If anyone has any further ideas, success, or would like me to test something I’d be happy to.

Thank you,

Scott

I too sometimes get difficulties connecting to the network (wifi in my case) after those shutdowns happen. Even after reboot. Also have two AsRock BTC+ mobos and, sadly, both suck like that. You’re lucky if you’re able to run even 8 GPUs on them without problems, I can’t run even 4 reliably.

Just built a rig with my other Asrock BTC+ mobo with 2 Aerocool PSUs and 4 1080ti GPUs and it fails quietly, no loud noises usually, nothing like that. But, yeah, some times, unpredictibly it fails and those loud noizes start. I’m not sure what makes them, as I’ve never given the system enough frying time to check. Seemingly, some one fan. Might be CPU fan, might be main PSU fan, I don’t know. Likely not GPU fan. Additional PSU just shuts off, seemingly, due to overcurrent usually, and the rest of the GPUs turn off, as they can’t remain powered on when some other turned off GPUs are plugged into PCIE. But very very occasionally it’s the main PSU that fails and reboots the system. And very very occasionally GPUs connected via additional PSU disconnect but the additional PSU stays on and they stay powered.

Interestingly, this other rig reliably fails when I launch >3 1080Ti GPUs. And I did wire those power connectors that are specific to this mobo that need to be wired when you put in >3 GPUs in. It seems to me like it might be a power issue related to that part of the mobo.

FYI, I’m using 8Gb of RAM.

When I connect 4 GPUs the system can fail with 2 GPUs working if those GPUs are the ones wired to the different PSU than mobo. And things can work okay even with 3 GPUs if I only run one GPU on the additional PSU.

@ Scott
Your problem sounds more like an electrical one, check phases of the PSUs used and use a galvanic isolator for the network port.

@Generix Yes it does have symptoms of a power issue, but with the systematic device rotation and substitution coupled with a known working system it tends to draw away from that scenario as a primary root cause.

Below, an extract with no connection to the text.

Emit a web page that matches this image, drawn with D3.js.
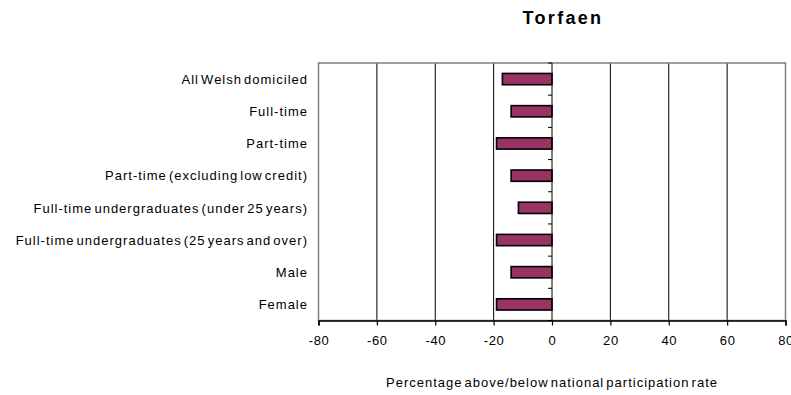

My next step will be to take the PSUs from the known good 13 GPU rig and put it with these GPUS and motherboard and see if the problem persist. If it does I will swap the suspect GPUS to the known good mobo and PSUs and see if the problem follows the GPUs. This will be done after I determine the memory brand of the known good GPUs to determine the variation if any. I’m stabbing at a correlation between the power draw and the Micron memory (perhaps when even slightly overclocked), and perhaps laced in with the driver version.

The addition of a galvantic isolator, if you are serious, is hardly a method of fixing the problem. However, if it were at all possible to add such a device it may prove to be beneficial during the troubleshooting process so as to eliminate the downtime risk to the network.

Thank you,

Scott

Yeah, I had an idea that maybe it’s an electrical issue, but I’m not certain of that. Interestingly, I’ve just had this experience:

  1. Connected 3 1080ti GPUs. One to the main supply and 2 to alternative.
  2. Started 2 GPUs. One on main supply and one on alternative.
  3. One of them (the one on alternative PSU) got “disconnected”.
  4. I started another GPU on alternative PSU and it worked successfully.

Also, tried linking PSU grounds if anybody was interested in that. Didn’t fix the problem.

When I turn on just 3 GPUs (into PCIE), but only 1 of them is from the main supply, I usually get the usual alt PSU fail.

Hello,

Can those that are having the issue please let me know they brand of memory that the GPUs have? I am not sure what tools are available under Linux to determine that but on Windows I use GPU-Z by Tech Power Up.

Thank you,

Scott

Micron on my 1080 Ti.

Actually, it seems that if I even use two GPUs and a single PSU the mobo is going to glitch at some point and the system is going to reboot. Takes a while, a day for example, but it’s gonna glitch and reboot. I don’t know what it is. Crazy mobo, or what.

I’m also experiencing this issue in an older motherboard with 5 GPUs. I’m using 1x USB risers with my setup. Are you all using the same? Have you tried seating that specific GPU directly on the motherboard?